Zap2It, January 5, 2004
By Holly Aguirre
Scarlett Johansson has all the makings of a Tinsel Town Prima Donna: Great hair, a killer bod, naturally full lips, two critically acclaimed films under her belt in one year and a good attitude. All right. So maybe we should leave off that last part, but given her success as an actress starting at the age of eight, it does not seem out of the realm of possibility that she might throw a tantrum of two.
Reeling from the stellar reviews she received for her work as Charlotte in Sofia Coppola's independent feature "Lost in Translation," Johansson is proving that her stoic performance was not a fluke and that balancing a positive demeanor doesn't have to be all that difficult. In Los Angeles to promote "Girl with a Pearl Earring," Peter Webber's directorial debut based on the novel by Tracy Chevalier, Johansson is notably mature for her 18 years, open and honest.
"I went in for a reading and didn't have the part yet. The minute I read the script, I wanted the part. Peter [Webber] came to Vancouver where I was filming ' The Perfect Score ' and pretty much begged me to do the role," Johansson tells Zap2it.com. "He says that he came crawling across a floor of gravel with weights on his feet and asked me to do the part."
The coveted role was that of Griet, a 16-year-old girl who appears in Johannes Vermeer's painting which carries the movie's title. Set in 17th century Holland, Griet is employed by Vermeer as a housekeeper to care for his six children, his jealous pregnant wife and his uncommunicative mother-in-law. Tensions arise when Vermeer's wife suspects intimacy between her husband and the girl, and climax when she discovers that Griet borrowed her inestimable pearl earrings to sit for the now famous portrait.

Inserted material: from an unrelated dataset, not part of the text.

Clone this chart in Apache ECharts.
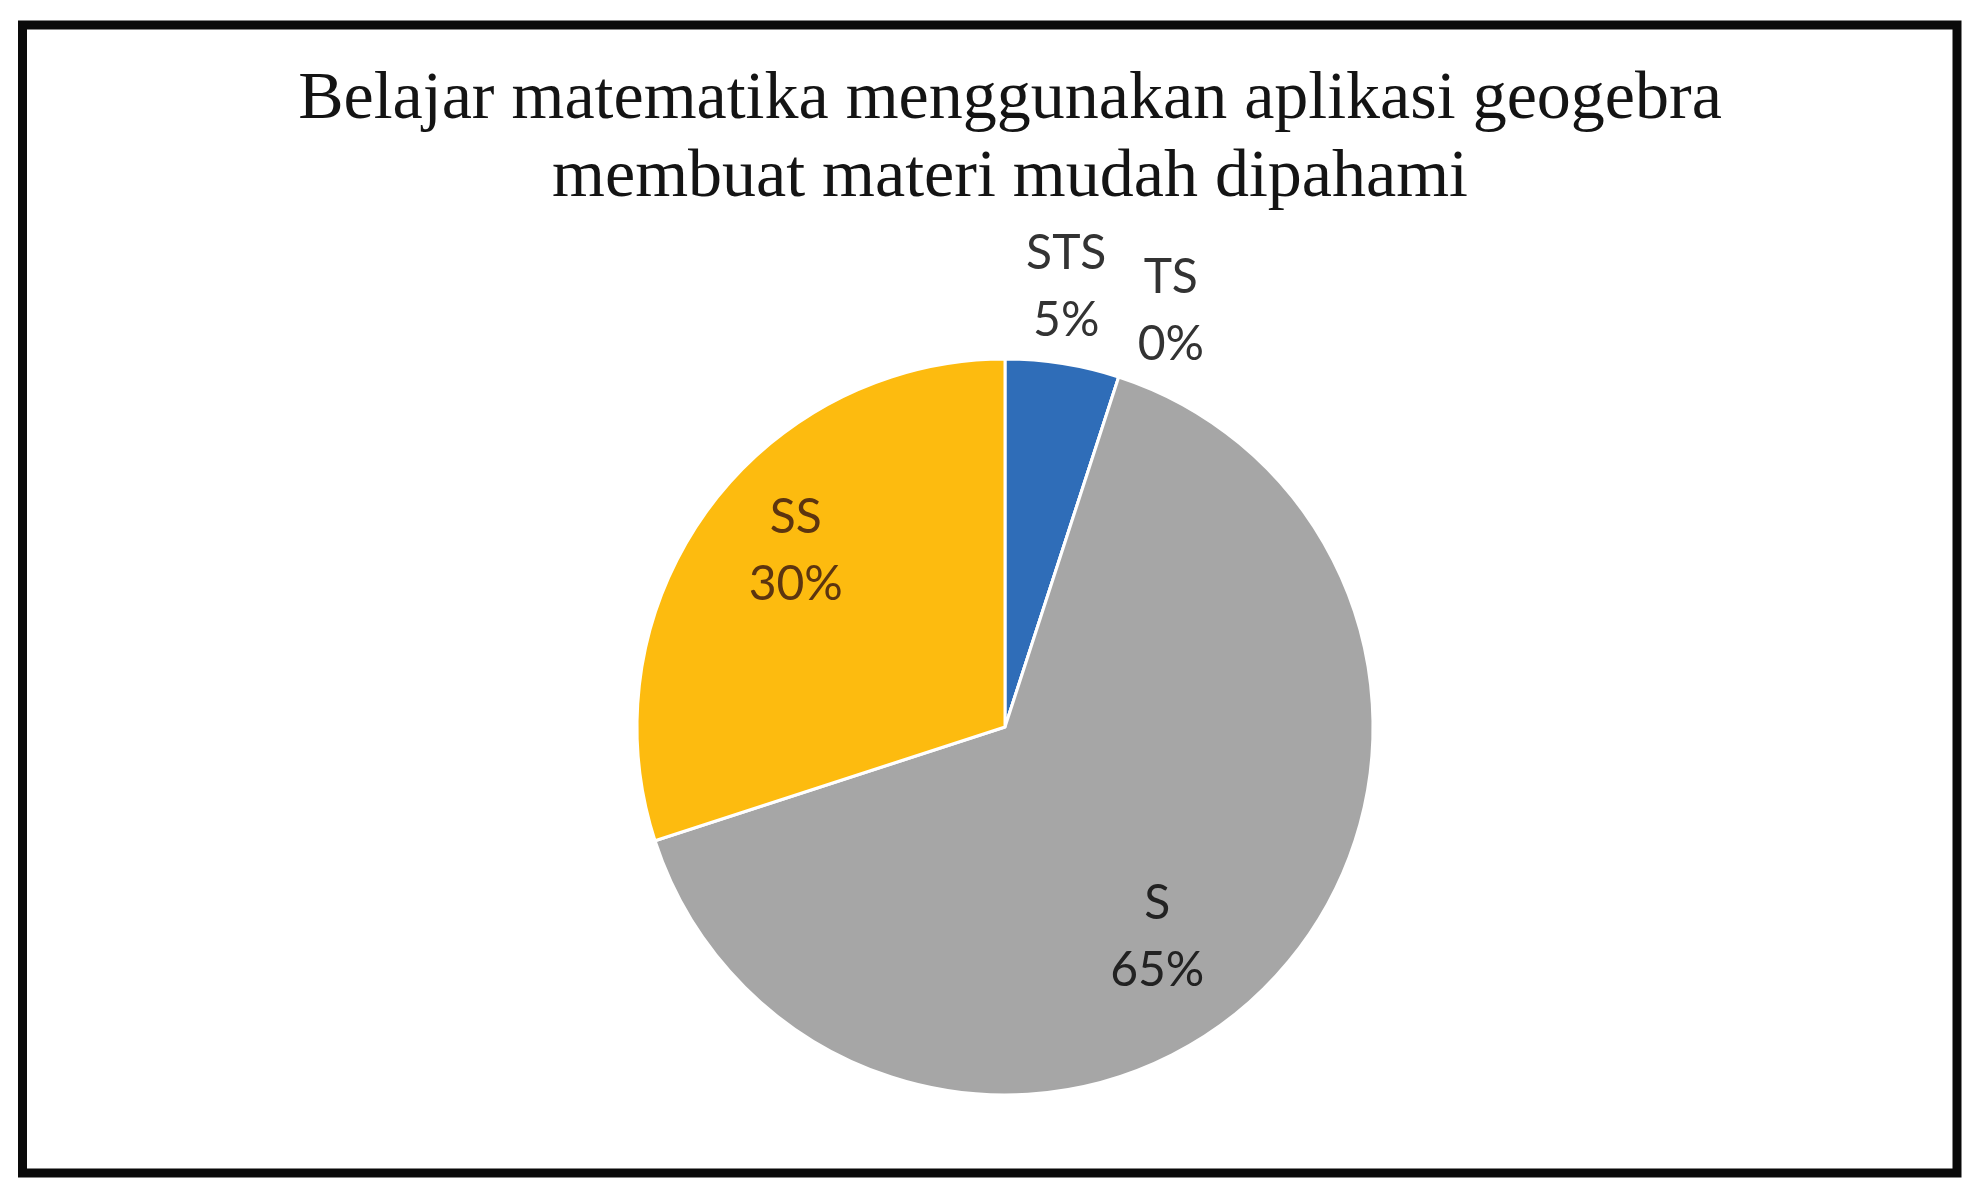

Webber, a television director as well as art history major, was fascinated by Vermeer and his choice of subject matter and the consequent relationship that evolved. He knew that it would take someone exceptional to fill the role.
"Scarlett has been working in this business longer than I have," says Webber. "Although she is young in years, she has an old soul. She is hypnotic to watch, like a silent movie star."
Johansson, who blushes at a compliment, says that there is a lot about the experience that is a blur. Having completed "Translation" in Tokyo less than two weeks prior to "Girl's" start, she says she hardly remembers unpacking on location in Luxembourg. Instead of letting the whirlwind sweep her away, Johansson rode the wave, using the tension to her advantage.
"I was so emotionally vulnerable that I figured that I would stay that way, which I did for another couple of months," she explains. "It hasn't always been this crazy, but there has been very little time in my life where I haven't been promoting or filming something."
Over the past four years the teenager was seen in the Coen Brothers' "The Man Who Wasn't There," starred in the cult classic "Ghost World" and recently wrapped "The Perfect Score." She'll next been seen in "Synergy," "A Good Woman," and was recently cast in "A Love Song for Bobby Long" alongside John Travolta.
Johansson is, however, grateful for the work. "I really need a vacation, but it has been so wonderful to feel recognized when you put your hard work into something. And I have two films out this year that I am really proud of and that I really worked hard on. So, I'm just trying to keep my head on straight," she says. Crediting her close friends and family for keeping her grounded, she sums everything up by stating, "I've been in work mode and I suppose that prevents me for going into Hollywood starlet mode."